Bill Minor was known as the Conscience of Mississippi for his fearless reporting and commentary. He viewed himself as a champion for the little guy, and for the truth.
Bill Minor began covering Mississippi for the New Orleans Times Picayune in 1947, and became a stringer for the New York Times and Newsweek. He covered the trial of Emmitt Till’s killers, Governor Bilbo’s funeral, and Bobby Kennedy’s visit to the Mississippi Delta in 1968.
His friend and fellow journalist Hank Klibanoff said of him, “Bill loved Mississippi, even as he was its fiercest critic. It was all about making Mississippi better.”
In 1997, Bill Minor was the first winner of the John Chancellor Award for Excellence in Journalism, and he attended every award ceremony afterwards until his health prevented him. He wrote a regular column for the Jackson, Mississippi CLARION LEDGER until the close of 2016.

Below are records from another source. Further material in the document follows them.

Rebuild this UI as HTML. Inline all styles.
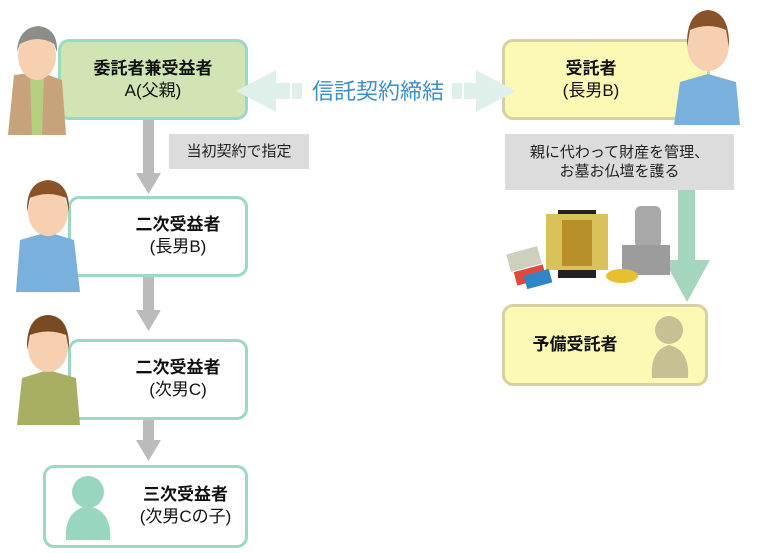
<!DOCTYPE html>
<html><head><meta charset="utf-8">
<style>
body{margin:0;width:760px;height:553px;background:#fff;position:relative;overflow:hidden;font-family:"Liberation Sans","Noto Sans CJK JP",sans-serif;}
.b{position:absolute;box-sizing:border-box;border:3px solid #9dd8c4;border-radius:11px;background:#fff;text-align:center;font-size:17px;color:#111;line-height:22px;}
.b b{font-weight:bold;}
.lbl{position:absolute;background:#dcdcdc;color:#222;font-size:15px;text-align:center;}
svg{position:absolute;left:0;top:0;}
</style></head><body>
<div class="b" style="left:58px;top:39px;width:190px;height:81px;background:#d0e4b4;padding-top:16px;"><b>委託者兼受益者</b><br>A(父親)</div>
<div class="b" style="left:68px;top:196px;width:180px;height:81px;padding-top:15px;padding-left:40px;"><b>二次受益者</b><br>(長男B)</div>
<div class="b" style="left:68px;top:339px;width:180px;height:81px;padding-top:15px;padding-left:40px;"><b>二次受益者</b><br>(次男C)</div>
<div class="b" style="left:43px;top:465px;width:205px;height:83px;padding-top:16px;padding-left:80px;"><b>三次受益者</b><br>(次男Cの子)</div>
<div class="b" style="left:502px;top:39px;width:208px;height:81px;background:#fcf9b5;border-color:#d5d1a2;padding-top:16px;padding-right:30px;"><b>受託者</b><br>(長男B)</div>
<div class="b" style="left:502px;top:304px;width:206px;height:82px;background:#fcf9b5;border-color:#d5d1a2;padding-top:27px;padding-right:60px;"><b>予備受託者</b></div>
<div class="lbl" style="left:169px;top:134px;width:140px;height:35px;line-height:35px;">当初契約で指定</div>
<svg width="760" height="553">
<g fill="#bbb">
<rect x="143" y="120" width="11" height="55"/><polygon points="136,173 161,173 148.5,194"/>
<rect x="143" y="277" width="11" height="35"/><polygon points="136,310 161,310 148.5,331"/>
<rect x="143" y="420" width="11" height="22"/><polygon points="136,440 161,440 148.5,461"/>
</g>
<rect x="678" y="190" width="17" height="70" fill="#a4d6bd"/>
<polygon points="664,260 710,260 687,302" fill="#a4d6bd"/>
<g fill="#dff0ea">
<polygon points="236,91 276,70 276,112"/>
<rect x="276" y="83" width="14" height="16"/><rect x="292" y="83" width="10" height="16"/>
<rect x="452" y="83" width="10" height="16"/><rect x="464" y="83" width="14" height="16"/>
<polygon points="516,91 476,70 476,112"/>
</g>
<text x="378" y="99" font-size="22" fill="#3a8fca" text-anchor="middle" font-family="Liberation Sans,Noto Sans CJK JP,sans-serif">信託契約締結</text>
<g>
<path d="M8,135 L14,75 L40,72 L62,80 L66,135 Z" fill="#c8a27a"/>
<path d="M30,78 L44,78 L42,135 L32,135 Z" fill="#b4cf7e"/>
<ellipse cx="37" cy="56" rx="19" ry="24" fill="#f6d0b0"/>
<path d="M17,52 Q18,28 38,26 Q58,28 57,52 L54,44 Q38,34 20,44 Z" fill="#8d8d88"/>
</g>
<g>
<path d="M16,292 L20,240 L48,232 L74,240 L80,292 Z" fill="#7ab0dc"/>
<ellipse cx="48" cy="212" rx="20" ry="24" fill="#f6d0b0"/>
<path d="M27,212 Q26,182 48,180 Q70,182 69,212 L66,198 Q48,190 30,198 Z" fill="#8a5228"/>
</g>
<g>
<path d="M17,425 L22,378 L48,370 L76,378 L80,425 Z" fill="#a8ae62"/>
<ellipse cx="48" cy="348" rx="20" ry="24" fill="#f6d0b0"/>
<path d="M27,350 Q26,316 48,315 Q70,316 69,350 L66,335 Q48,328 30,335 Z" fill="#7a4a22"/>
</g>
<g fill="#98d6c0">
<circle cx="88" cy="492" r="16"/>
<path d="M66,540 Q64,510 88,506 Q112,510 110,540 Z"/>
</g>
<g>
<path d="M674,125 L680,82 L708,74 L736,82 L740,125 Z" fill="#7ab0dc"/>
<ellipse cx="708" cy="45" rx="21" ry="26" fill="#f6d0b0"/>
<path d="M687,47 Q686,12 708,10 Q730,12 729,47 L726,30 Q708,22 690,30 Z" fill="#8a5228"/>
</g>
<g fill="#c7c095">
<circle cx="669" cy="330" r="14"/>
<path d="M652,378 Q650,350 669,345 Q690,350 688,378 Z"/>
</g>
<rect x="558" y="210" width="38" height="68" fill="#222"/>
<rect x="546" y="214" width="62" height="56" fill="#d9c25a"/>
<rect x="562" y="220" width="30" height="46" fill="#b8902a"/>
<rect x="635" y="206" width="26" height="42" fill="#a8a8a8" rx="6"/>
<rect x="622" y="245" width="48" height="30" fill="#9c9c9c"/>
<rect x="508" y="250" width="32" height="18" fill="#cfcfbf" transform="rotate(-15 524 259)"/>
<rect x="515" y="268" width="30" height="14" fill="#e04a3a" transform="rotate(-15 530 275)"/>
<rect x="525" y="272" width="26" height="14" fill="#2f86c6" transform="rotate(-15 538 279)"/>
<ellipse cx="622" cy="276" rx="16" ry="7" fill="#e6c02e"/>
</svg>
<div class="lbl" style="left:505px;top:134px;width:229px;height:56px;line-height:19px;padding-top:9px;box-sizing:border-box;">親に代わって財産を管理、<br>お墓お仏壇を護る</div>
</body></html>
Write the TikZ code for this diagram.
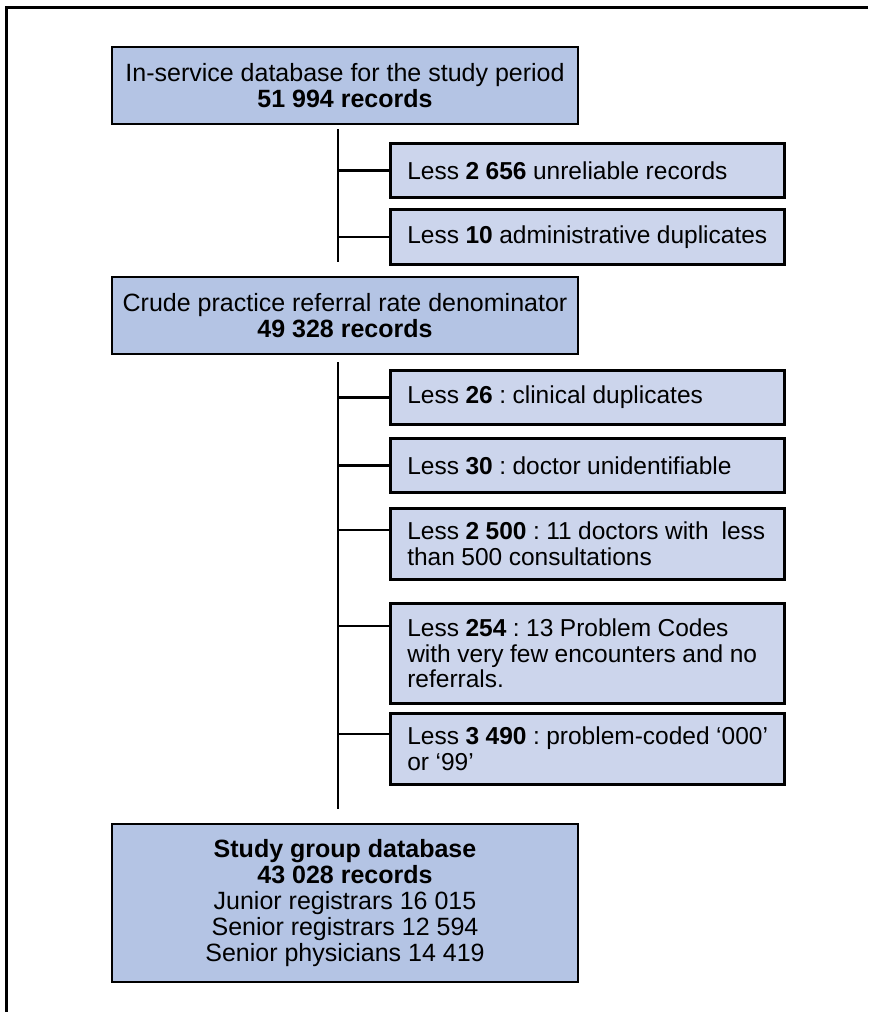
\documentclass[tikz,border=0pt]{standalone}
\usepackage{fontspec}
\setmainfont{Liberation Sans}
\definecolor{mainblue}{RGB}{180,196,228}
\definecolor{sideblue}{RGB}{204,213,236}
\frenchspacing
\newcommand{\oneline}[1]{\mbox{\spaceskip=0.265em\relax #1}}
\begin{document}
\begin{tikzpicture}[x=1pt,y=-1pt,
  txt/.style={font=\fontsize{25}{25.8}\selectfont},
  sidetxt/.style={font=\fontsize{24.5}{25.8}\selectfont},
  mainbox/.style={txt,draw,line width=2.6pt,fill=mainblue,align=center,inner sep=0pt,minimum width=466pt},
  sidebox/.style={sidetxt,draw,line width=2.6pt,fill=sideblue,align=left,text width=360pt,inner xsep=17pt,inner ysep=0pt,anchor=north west},
  conn/.style={line width=2.6pt}]
\useasboundingbox (0,0) rectangle (868,1012);
\fill[white] (0,0) rectangle (868,1012);
\draw[line width=3pt] (868,7) -- (6,7) -- (6,1012);

\node[mainbox,minimum height=77pt] (top) at (345,85.5) {In-service database for the study period\\\textbf{51 994 records}};
\node[sidebox,minimum height=54pt] (s1) at (389,142) {\oneline{Less \textbf{2 656} unreliable records}};
\node[sidebox,minimum height=55pt] (s2) at (389,208) {\oneline{Less \textbf{10} administrative duplicates}};

\node[mainbox,minimum height=77pt] (mid) at (345,315.5) {Crude practice referral rate denominator\\\textbf{49 328 records}};
\node[sidebox,minimum height=54pt] (a) at (389,369) {\oneline{Less \textbf{26} : clinical duplicates}};
\node[sidebox,minimum height=54pt] (b) at (389,437) {\oneline{Less \textbf{30} : doctor unidentifiable}};
\node[sidebox,minimum height=71pt] (c) at (389,507) {\oneline{Less \textbf{2 500} : 11 doctors with\ \ less}\\\oneline{than 500 consultations}};
\node[sidebox,minimum height=100pt] (d) at (389,602) {\oneline{Less \textbf{254} : 13 Problem Codes}\\\oneline{with very few encounters and no}\\\oneline{referrals.}};
\node[sidebox,minimum height=71pt] (e) at (389,712) {\oneline{Less \textbf{3 490} : problem-coded ‘000’}\\\oneline{or ‘99’}};

\node[mainbox,minimum height=158pt] (bot) at (345,903) {\textbf{Study group database}\\\textbf{43 028 records}\\Junior registrars 16 015\\Senior registrars 12 594\\Senior physicians 14 419};

\coordinate (t1a) at (338,129);
\coordinate (t1b) at (338,262);
\coordinate (t2a) at (338,362);
\coordinate (t2b) at (338,809);
\draw[conn] (t1a) -- (t1b);
\draw[conn] (t2a) -- (t2b);
\draw[conn] (s1.west -| t1a) -- (s1.west);
\draw[conn] (s2.west -| t1a) -- (s2.west);
\draw[conn] (a.west -| t2a) -- (a.west);
\draw[conn] (b.west -| t2a) -- (b.west);
\draw[conn] ([yshift=-23pt]c.north west) -- ++(-51,0);
\draw[conn] ([yshift=-24pt]d.north west) -- ++(-51,0);
\draw[conn] ([yshift=-22pt]e.north west) -- ++(-51,0);
\end{tikzpicture}
\end{document}
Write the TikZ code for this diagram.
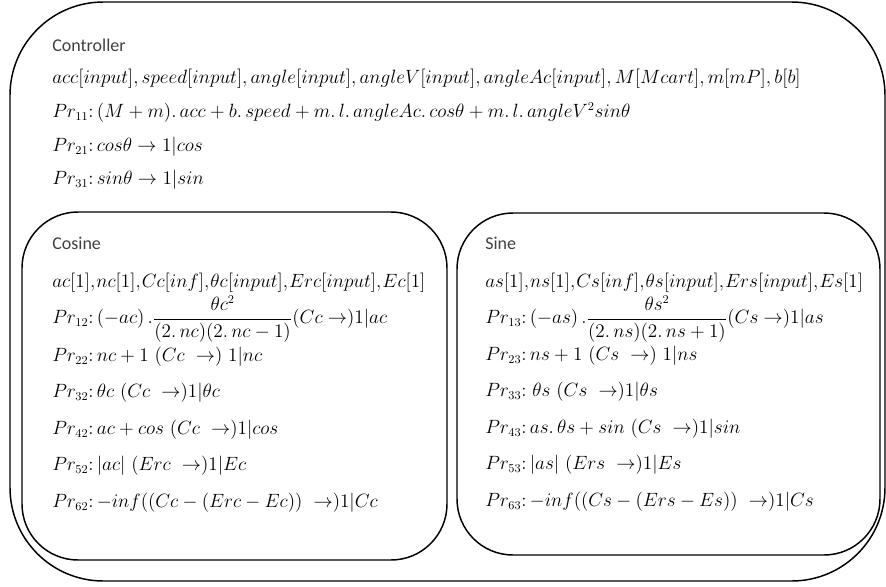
\documentclass[tikz,border=0pt]{standalone}
\usepackage{fontspec}
\setsansfont{Carlito}
\usetikzlibrary{positioning}
\definecolor{BoxInk}{HTML}{000000}
\definecolor{TitleInk}{HTML}{404040}
\newcommand{\vsep}{{,}\mkern1mu}
\tikzset{
  membrane/.style={draw=BoxInk, line width=1.1pt},
  outerwall/.style={membrane, rounded corners=70pt},
  innerwall/.style={membrane, rounded corners=42pt},
  title/.style={anchor=west, inner sep=0pt, font=\sffamily\fontsize{13.5}{15}\selectfont, text=TitleInk},
  rule/.style={anchor=west, inner sep=0pt, font=\fontsize{13.3}{15}\selectfont},
}

\begin{document}
\begin{tikzpicture}[x=0.75pt,y=-0.75pt]
  \useasboundingbox (0,0) rectangle (886,586);
  % Membranes
  \draw[outerwall] (10,2) rectangle (885,581);
  \draw[innerwall] (22,212) rectangle (447,560);
  \draw[innerwall] (457,213) rectangle (880,555);
  % Controller membrane
  \node[title] (ctrl) at (52,45) {Controller};
  \node[rule] (ctrlvars) at (52,79)
    {$acc[input], speed[input], angle[input], angleV[input], angleAc[input], M[Mcart], m[mP], b[b]$};
  \node[rule] (pr11) at (52,113)
    {$Pr_{11}{:}\,(M+m).\,acc+b.\,speed+m.\,l.\,angleAc.\,cos\theta+m.\,l.\,angleV^2sin\theta$};
  \node[rule] (pr21) at (52,147) {$Pr_{21}{:}\,cos\theta\to1|cos$};
  \node[rule] (pr31) at (52,180) {$Pr_{31}{:}\,sin\theta\to1|sin$};
  % Cosine membrane
  \node[title] (cos) at (52,243) {Cosine};
  \node[rule] (cosvars) at (52,283)
    {$ac[1]\vsep nc[1]\vsep Cc[inf]\vsep \theta c[input]\vsep Erc[input]\vsep Ec[1]$};
  \node[rule] (pr12) at (52,319)
    {$Pr_{12}{:}\,(-ac)\,.\displaystyle\frac{\theta c^2}{(2.\,nc)(2.\,nc-1)}(Cc\to)1|ac$};
  \node[rule] (pr22) at (52,357) {$Pr_{22}{:}\,nc+1\ (Cc\ \to)\ 1|nc$};
  \node[rule] (pr32) at (52,393) {$Pr_{32}{:}\,\theta c\ (Cc\ \to)1|\theta c$};
  \node[rule] (pr42) at (52,430) {$Pr_{42}{:}\,ac+cos\ (Cc\ \to)1|cos$};
  \node[rule] (pr52) at (52,466) {$Pr_{52}{:}\,|ac|\ (Erc\ \to)1|Ec$};
  \node[rule] (pr62) at (52,503) {$Pr_{62}{:}\,{-}inf((Cc-(Erc-Ec))\ \to)1|Cc$};
  % Sine membrane
  \node[title] (sin) at (485,243) {Sine};
  \node[rule] (sinvars) at (485,283)
    {$as[1]\vsep ns[1]\vsep Cs[inf]\vsep \theta s[input]\vsep Ers[input]\vsep Es[1]$};
  \node[rule] (pr13) at (485,319)
    {$Pr_{13}{:}\,(-as)\,.\displaystyle\frac{\theta s^2}{(2.\,ns)(2.\,ns+1)}(Cs\to)1|as$};
  \node[rule] (pr23) at (485,356) {$Pr_{23}{:}\,ns+1\ (Cs\ \to)\ 1|ns$};
  \node[rule] (pr33) at (485,392) {$Pr_{33}{:}\ \theta s\ (Cs\ \to)1|\theta s$};
  \node[rule] (pr43) at (485,429) {$Pr_{43}{:}\,as.\,\theta s+sin\ (Cs\ \to)1|sin$};
  \node[rule] (pr53) at (485,465) {$Pr_{53}{:}\,|as|\ (Ers\ \to)1|Es$};
  \node[rule] (pr63) at (485,502) {$Pr_{63}{:}\,{-}inf((Cs-(Ers-Es))\ \to)1|Cs$};
\end{tikzpicture}
\end{document}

Hodding Carter III, who served in the Carter administration and knew Minor well, called him “a model for anybody who cared about the business of being a journalist. He looked at the world around him, and he tried to report it as it was. He looked at the world around him, and he tried to say in his commentary, ‘We can do better.’”
Bill Minor served on the Common Cause Mississippi Board for at least 15 years, and was celebrated at the Common Cause Mississippi Membership Banquet in 2008. His fellow board members have given him great tribute for his tireless efforts for good government.
From Richard Conville: "What a warrior Bill has been! fighting always for the good!"
From Barbara Powell: "Bill will be sorely missed. There will be a big void in Mississippi news commentary without Bill and a loss of memory about Mississippi history."
From Sid Davis: "Bill Minor has been my hero and political mentor, and a great Mississippi statesman."
From Janet Clark: "A giant is passing."
From Lynn Evans: "Bill Minor’s indefatigable courage and his sharp skill as a journalist have made Mississippi a better place."